» STATED EXERCISE
Only lines with the word "this" are needed; collect each of them from the listing below.

===

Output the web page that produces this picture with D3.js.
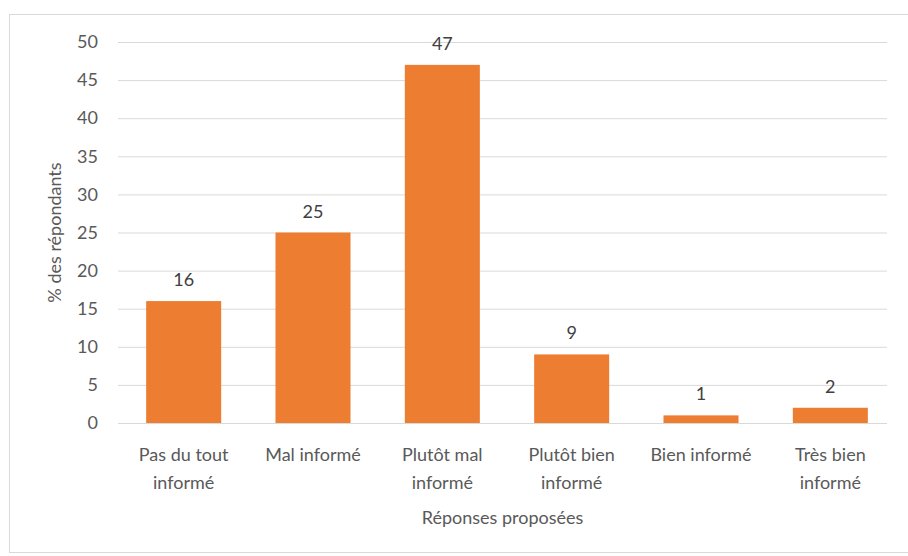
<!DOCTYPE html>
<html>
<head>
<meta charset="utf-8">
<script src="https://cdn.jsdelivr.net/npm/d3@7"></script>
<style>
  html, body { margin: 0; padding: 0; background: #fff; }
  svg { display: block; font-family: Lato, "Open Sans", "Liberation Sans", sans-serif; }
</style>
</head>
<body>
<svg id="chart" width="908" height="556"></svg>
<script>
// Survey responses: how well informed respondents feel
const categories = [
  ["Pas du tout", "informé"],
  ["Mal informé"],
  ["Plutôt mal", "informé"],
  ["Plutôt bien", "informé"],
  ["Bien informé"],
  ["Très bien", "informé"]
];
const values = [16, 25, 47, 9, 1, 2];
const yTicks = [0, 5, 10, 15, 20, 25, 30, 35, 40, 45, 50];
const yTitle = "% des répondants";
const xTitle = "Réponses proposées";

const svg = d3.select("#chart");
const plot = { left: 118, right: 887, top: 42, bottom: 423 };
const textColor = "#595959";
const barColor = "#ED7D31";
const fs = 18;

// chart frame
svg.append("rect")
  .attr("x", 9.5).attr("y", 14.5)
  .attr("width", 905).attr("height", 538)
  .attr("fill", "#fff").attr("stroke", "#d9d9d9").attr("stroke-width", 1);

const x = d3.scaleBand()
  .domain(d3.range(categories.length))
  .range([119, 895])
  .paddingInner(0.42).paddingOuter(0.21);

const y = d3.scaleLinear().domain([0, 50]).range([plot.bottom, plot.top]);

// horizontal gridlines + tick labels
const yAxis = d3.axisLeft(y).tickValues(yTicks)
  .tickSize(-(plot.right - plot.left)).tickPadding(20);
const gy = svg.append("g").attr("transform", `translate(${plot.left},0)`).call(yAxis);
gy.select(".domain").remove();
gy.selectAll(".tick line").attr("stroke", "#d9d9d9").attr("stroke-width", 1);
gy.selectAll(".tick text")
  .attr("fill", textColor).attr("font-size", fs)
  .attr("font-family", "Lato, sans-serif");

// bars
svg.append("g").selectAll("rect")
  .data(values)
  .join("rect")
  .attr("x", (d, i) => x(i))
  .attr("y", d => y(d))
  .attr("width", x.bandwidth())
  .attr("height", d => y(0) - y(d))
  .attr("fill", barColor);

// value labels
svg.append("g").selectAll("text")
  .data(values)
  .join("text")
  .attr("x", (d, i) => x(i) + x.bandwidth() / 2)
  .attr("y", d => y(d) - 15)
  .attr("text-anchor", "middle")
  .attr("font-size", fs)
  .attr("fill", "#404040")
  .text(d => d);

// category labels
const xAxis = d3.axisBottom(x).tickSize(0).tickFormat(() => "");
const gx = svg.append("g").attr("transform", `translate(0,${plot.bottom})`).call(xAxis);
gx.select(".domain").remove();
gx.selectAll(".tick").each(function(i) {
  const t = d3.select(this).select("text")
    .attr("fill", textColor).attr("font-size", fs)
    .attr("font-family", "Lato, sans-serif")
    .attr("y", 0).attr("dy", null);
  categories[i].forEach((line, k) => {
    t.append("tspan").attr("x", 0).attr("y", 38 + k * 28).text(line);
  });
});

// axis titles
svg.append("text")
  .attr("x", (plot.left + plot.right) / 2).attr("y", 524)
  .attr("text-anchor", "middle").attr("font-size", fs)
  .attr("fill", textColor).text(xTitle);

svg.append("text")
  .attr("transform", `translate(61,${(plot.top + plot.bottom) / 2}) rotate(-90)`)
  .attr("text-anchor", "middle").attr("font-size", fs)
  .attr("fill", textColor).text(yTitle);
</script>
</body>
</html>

===

» WRITTEN RESPONSE
Output the web page that produces this picture with D3.js.
  const t = d3.select(this).select("text")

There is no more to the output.